Now, you may ask, “Michael, what is the problem of a Christian who intellectually covers desire for sin, but at the same time hates the fact that there is desire to sin?” The heart remains void in this Christian’s growth. God desires that our hearts be transformed, but we avoid that process by covering the wrong desires of the heart with intellect. The problem is that we are not getting to the heart of our problem — the heart. We deal with the outer problem, rather than act on our desire, by convincing ourselves that there is no wisdom in sinning and that it is against God’s law. However, the desires from the heart are unchanged.
What does this do? Well, it suppresses all feelings from the heart. Some might say this is good because it keeps us from sinning. I suppose in some way they’re right. However, the heart is meant to be changed not covered, and the heart is where the joy in life is found; we were not meant to leave Christianity in the intellectual realm, we were meant to have Jesus in our whole life. Throughout the Christian life the heart is meant to become more and more like Christ’s. Unfortunately, by leaving Christ in only the intellectual realm the Christian will lead quite a joyless life because the whole heart will not be engaged. And that Christian will have a lot of guilt on the heart because he covers up the desire to sin and never confesses that desire honestly to God.

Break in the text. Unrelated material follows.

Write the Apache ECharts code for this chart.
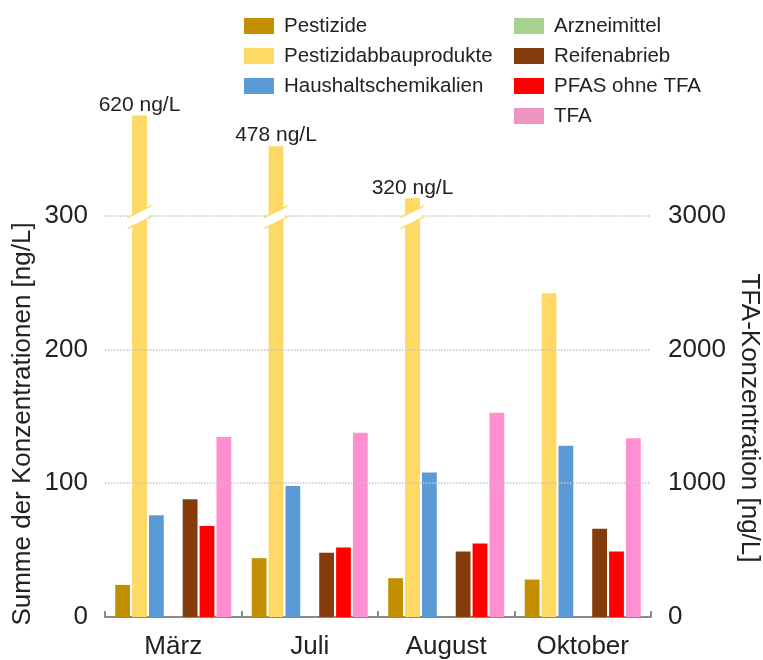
<!DOCTYPE html>
<html>
<head>
<meta charset="utf-8">
<script src="https://cdn.jsdelivr.net/npm/echarts@6/dist/echarts.min.js"></script>
<style>
  html, body { margin: 0; padding: 0; background: #fff; }
  #chart { width: 763px; height: 660px; }
</style>
</head>
<body>
<div id="chart"></div>
<script>
// Sampling months
const months = ['März', 'Juli', 'August', 'Oktober'];

// Concentrations per substance group [ng/L] (left axis)
const pestizide = [24, 44, 29, 28];
const pestizidAbbau = [620, 478, 320, 242];
const haushalt = [76, 98, 108, 128];
const arznei = [0, 0, 0, 0];
const reifen = [88, 48, 49, 66];
const pfas = [68, 52, 55, 49];

// TFA concentration [ng/L] (right axis)
const tfa = [1346, 1378, 1526, 1336];

// Tick labels
const leftTicks = [0, 100, 200, 300];
const rightTicks = [0, 1000, 2000, 3000];

// Bars above this value are shown interrupted
const breakValue = 300;

const FONT = "'Liberation Sans', Arial, Helvetica, sans-serif";
const TEXT = '#222';
const BAR_GAP = 0.14;
const CAT_GAP = 0.15;
const SERIES_COUNT = 7;

const colors = {
  pestizide: '#c18f00',
  abbau: '#fed966',
  haushalt: '#5b9bd5',
  arznei: '#a9d18e',
  reifen: '#843c0c',
  pfas: '#ff0000',
  tfa: '#ff8fd1'
};

const chart = echarts.init(document.getElementById('chart'), null, { renderer: 'canvas' });

function bar(name, data, color, extra) {
  return Object.assign({
    name: name,
    type: 'bar',
    data: data,
    yAxisIndex: 0,
    barGap: (BAR_GAP * 100) + '%',
    barCategoryGap: (CAT_GAP * 100) + '%',
    itemStyle: { color: color },
    emphasis: { disabled: true },
    animation: false
  }, extra || {});
}

// Slash mark drawn across an interrupted bar
function renderBreak(params, api) {
  const pt = api.coord([api.value(0), api.value(1)]);
  const band = api.size([1, 0])[0];
  const used = band * (1 - CAT_GAP);
  const w = used / (SERIES_COUNT + (SERIES_COUNT - 1) * BAR_GAP);
  // second bar of the group (Pestizidabbauprodukte)
  const cx = pt[0] - used / 2 + w * (1 + BAR_GAP) + w / 2;
  const cy = pt[1] + 1.5;
  const s = 0.5, off = 5.5, hw = w / 2 + 1, L = 12;
  return {
    type: 'group',
    children: [
      {
        type: 'polygon',
        shape: { points: [
          [cx - hw, cy - off + s * hw], [cx + hw, cy - off - s * hw],
          [cx + hw, cy + off - s * hw], [cx - hw, cy + off + s * hw]
        ] },
        style: { fill: '#fff' }
      },
      {
        type: 'line',
        shape: { x1: cx - L, y1: cy - off + s * L, x2: cx + L, y2: cy - off - s * L },
        style: { stroke: colors.abbau, lineWidth: 1.5 }
      },
      {
        type: 'line',
        shape: { x1: cx - L, y1: cy + off + s * L, x2: cx + L, y2: cy + off - s * L },
        style: { stroke: colors.abbau, lineWidth: 1.5 }
      }
    ]
  };
}

const breakData = pestizidAbbau
  .map((v, i) => (v > breakValue ? [i, breakValue] : null))
  .filter(Boolean);

const legendText = { fontSize: 20.5, color: TEXT, fontFamily: FONT, lineHeight: 22, padding: [0, 0, 0, 5] };

const option = {
  backgroundColor: '#fff',
  animation: false,
  textStyle: { fontFamily: FONT },
  grid: { left: 105, right: 112, top: 102, bottom: 38, containLabel: false },
  legend: [
    {
      orient: 'vertical', left: 239, top: 10,
      itemWidth: 30, itemHeight: 16, itemGap: 8,
      icon: 'rect', selectedMode: false,
      textStyle: legendText,
      data: ['Pestizide', 'Pestizidabbauprodukte', 'Haushaltschemikalien']
    },
    {
      orient: 'vertical', left: 509, top: 10,
      itemWidth: 30, itemHeight: 16, itemGap: 8,
      icon: 'rect', selectedMode: false,
      textStyle: legendText,
      data: ['Arzneimittel', 'Reifenabrieb', 'PFAS ohne TFA',
        { name: 'TFA', itemStyle: { color: '#ee94c1' } }]
    }
  ],
  xAxis: {
    type: 'category',
    data: months,
    axisLine: { lineStyle: { color: '#8a8a8a', width: 2 } },
    axisTick: { show: true, inside: true, length: 6, lineStyle: { color: '#8a8a8a', width: 2 } },
    axisLabel: { fontSize: 26, color: TEXT, margin: 17 },
    splitLine: { show: false }
  },
  yAxis: [
    {
      type: 'value', min: 0, max: 630, interval: 100,
      breaks: [
        { start: 310, end: 318, gap: 1 },
        { start: 330, end: 460, gap: 11 },
        { start: 485, end: 610, gap: 6 }
      ],
      breakArea: { show: false, itemStyle: { opacity: 0, borderWidth: 0 } },
      breakLabelLayout: { moveOverlap: false },
      axisLine: { show: false },
      axisTick: { show: false },
      splitLine: { show: false },
      axisLabel: {
        fontSize: 26, color: TEXT, margin: 17,
        customValues: leftTicks,
        formatter: v => String(v)
      }
    },
    {
      type: 'value', min: 0, max: 3850, interval: 1000, position: 'right',
      axisLine: { show: false },
      axisTick: { show: false },
      splitLine: { show: false },
      axisLabel: {
        fontSize: 26, color: TEXT, margin: 17,
        customValues: rightTicks,
        formatter: v => String(v)
      }
    }
  ],
  graphic: [
    {
      type: 'text', x: 23, y: 424, rotation: Math.PI / 2,
      style: { text: 'Summe der Konzentrationen [ng/L]', fontSize: 26, fontFamily: FONT,
        fill: TEXT, align: 'center', verticalAlign: 'middle' }
    },
    {
      type: 'text', x: 749, y: 418, rotation: -Math.PI / 2,
      style: { text: 'TFA-Konzentration [ng/L]', fontSize: 26, fontFamily: FONT,
        fill: TEXT, align: 'center', verticalAlign: 'middle' }
    }
  ],
  series: [
    bar('Pestizide', pestizide, colors.pestizide, {
      markLine: {
        silent: true, symbol: 'none', animation: false,
        label: { show: false },
        lineStyle: { type: 'dotted', color: '#c4c4c4', width: 1.5 },
        data: leftTicks.filter(v => v > 0).map(v => ({ yAxis: v }))
      }
    }),
    bar('Pestizidabbauprodukte',
      pestizidAbbau.map(v => ({ value: v, label: { show: v > breakValue } })),
      colors.abbau, {
        z: 3,
        label: {
          show: false, position: 'top', distance: 0,
          formatter: '{c} ng/L', fontSize: 21, color: TEXT, fontFamily: FONT
        }
      }),
    bar('Haushaltschemikalien', haushalt, colors.haushalt),
    bar('Arzneimittel', arznei, colors.arznei),
    bar('Reifenabrieb', reifen, colors.reifen),
    bar('PFAS ohne TFA', pfas, colors.pfas),
    bar('TFA', tfa, colors.tfa, { yAxisIndex: 1 }),
    {
      name: 'break',
      type: 'custom',
      xAxisIndex: 0,
      yAxisIndex: 0,
      z: 10,
      silent: true,
      renderItem: renderBreak,
      encode: { x: 0, y: 1 },
      data: breakData,
      animation: false
    }
  ]
};

chart.setOption(option);
</script>
</body>
</html>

In Galatians Paul wants to ask the question, “Did you receive the Spirit by works of the Law, or hearing with faith? Are you so foolish? Having begun by the Spirit, are you now being perfected by the flesh?” (Galatians 3:2-3). Paul is asking the question, “Why and how did you become a Christian? Did you become a Christian because you were such a good guy? Did you become a Christian by your own power or self-control?” No! We became Christians because the Spirit showed us just how bad we were! We did not become Christians by our own power, but by admitting to God that we were so weak and we needed Him! Why then would we try to become more like Christ by our own power? Why then would we not honestly confess our wrong desires to God and plead for His help? Do we think we have the ability to change our hearts? Let us then declare as the Apostle Paul, “Wretched man that I am! Who will set me free from the body of this death? Thanks be to God through Jesus Christ our Lord!” (Romans 7:24-25).

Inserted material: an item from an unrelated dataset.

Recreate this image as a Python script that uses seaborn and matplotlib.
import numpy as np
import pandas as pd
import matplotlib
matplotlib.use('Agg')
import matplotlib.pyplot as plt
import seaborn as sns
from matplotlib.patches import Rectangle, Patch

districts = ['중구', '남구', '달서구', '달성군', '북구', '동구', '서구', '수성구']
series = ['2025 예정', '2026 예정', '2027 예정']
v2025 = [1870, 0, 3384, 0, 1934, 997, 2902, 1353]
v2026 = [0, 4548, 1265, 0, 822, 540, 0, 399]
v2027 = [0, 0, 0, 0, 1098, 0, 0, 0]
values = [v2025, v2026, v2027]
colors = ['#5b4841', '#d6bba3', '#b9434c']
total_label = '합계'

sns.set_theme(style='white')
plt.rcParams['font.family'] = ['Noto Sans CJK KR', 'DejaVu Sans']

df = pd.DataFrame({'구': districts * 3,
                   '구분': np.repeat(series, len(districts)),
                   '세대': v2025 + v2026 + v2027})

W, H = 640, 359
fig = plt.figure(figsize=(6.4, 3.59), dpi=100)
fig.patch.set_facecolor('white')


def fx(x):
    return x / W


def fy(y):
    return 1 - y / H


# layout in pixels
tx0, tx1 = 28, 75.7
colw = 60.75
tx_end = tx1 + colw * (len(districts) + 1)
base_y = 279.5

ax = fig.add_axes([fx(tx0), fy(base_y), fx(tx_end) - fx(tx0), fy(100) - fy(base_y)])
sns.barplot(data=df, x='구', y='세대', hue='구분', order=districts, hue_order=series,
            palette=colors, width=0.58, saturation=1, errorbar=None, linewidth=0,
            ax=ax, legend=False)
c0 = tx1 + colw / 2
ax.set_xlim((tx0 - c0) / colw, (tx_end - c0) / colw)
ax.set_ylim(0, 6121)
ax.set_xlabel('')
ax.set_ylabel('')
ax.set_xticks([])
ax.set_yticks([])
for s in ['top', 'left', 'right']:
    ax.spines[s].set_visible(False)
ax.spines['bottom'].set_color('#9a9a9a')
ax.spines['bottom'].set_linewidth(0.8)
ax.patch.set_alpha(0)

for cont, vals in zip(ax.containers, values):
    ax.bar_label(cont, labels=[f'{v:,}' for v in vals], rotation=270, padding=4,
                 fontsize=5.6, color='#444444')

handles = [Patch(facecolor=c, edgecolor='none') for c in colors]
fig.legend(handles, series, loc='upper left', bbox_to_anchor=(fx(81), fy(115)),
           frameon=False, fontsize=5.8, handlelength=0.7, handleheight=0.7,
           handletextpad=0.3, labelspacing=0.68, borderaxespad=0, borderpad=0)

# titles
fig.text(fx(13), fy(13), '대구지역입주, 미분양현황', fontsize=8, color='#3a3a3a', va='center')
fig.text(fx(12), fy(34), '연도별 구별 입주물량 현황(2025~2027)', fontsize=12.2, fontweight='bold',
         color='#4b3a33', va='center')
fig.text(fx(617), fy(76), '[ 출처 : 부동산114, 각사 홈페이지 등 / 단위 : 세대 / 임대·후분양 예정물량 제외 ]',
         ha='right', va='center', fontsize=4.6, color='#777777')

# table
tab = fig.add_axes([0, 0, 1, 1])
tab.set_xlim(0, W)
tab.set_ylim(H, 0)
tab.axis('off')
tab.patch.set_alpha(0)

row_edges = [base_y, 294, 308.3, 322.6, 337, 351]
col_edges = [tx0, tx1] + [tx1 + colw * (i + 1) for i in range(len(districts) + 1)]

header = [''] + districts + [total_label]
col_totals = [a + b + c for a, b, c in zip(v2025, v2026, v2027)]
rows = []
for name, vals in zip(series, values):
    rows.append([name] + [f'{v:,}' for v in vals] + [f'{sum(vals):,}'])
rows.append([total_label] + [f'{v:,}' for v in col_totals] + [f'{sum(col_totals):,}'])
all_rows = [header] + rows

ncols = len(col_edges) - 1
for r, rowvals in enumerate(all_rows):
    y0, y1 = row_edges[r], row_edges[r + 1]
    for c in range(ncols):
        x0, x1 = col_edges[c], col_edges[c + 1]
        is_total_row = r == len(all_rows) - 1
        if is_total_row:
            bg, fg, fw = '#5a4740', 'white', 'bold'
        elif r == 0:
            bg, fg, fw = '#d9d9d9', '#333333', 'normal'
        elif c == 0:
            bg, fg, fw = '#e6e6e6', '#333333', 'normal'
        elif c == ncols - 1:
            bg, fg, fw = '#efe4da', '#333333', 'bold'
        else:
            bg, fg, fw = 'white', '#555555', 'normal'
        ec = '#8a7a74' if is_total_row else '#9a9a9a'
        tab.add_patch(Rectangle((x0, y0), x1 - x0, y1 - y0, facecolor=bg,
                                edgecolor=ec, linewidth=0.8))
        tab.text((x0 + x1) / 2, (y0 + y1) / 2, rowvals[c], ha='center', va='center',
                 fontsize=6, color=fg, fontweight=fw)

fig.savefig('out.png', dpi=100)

We became Christians because we knew we needed God to give us new life. This includes a renewed and transformed heart. Our needs have not changed. So let us admit the terrible desires of our heart and say, “God, I can’t change my desires; I need you to change them for me.” We won’t get rid of our sin nature in this life, but we can admit to it, confess it, and ask for help. In the words of David, “Create in me a clean heart, O God, and renew a steadfast spirit within me” (Psalm 51:10).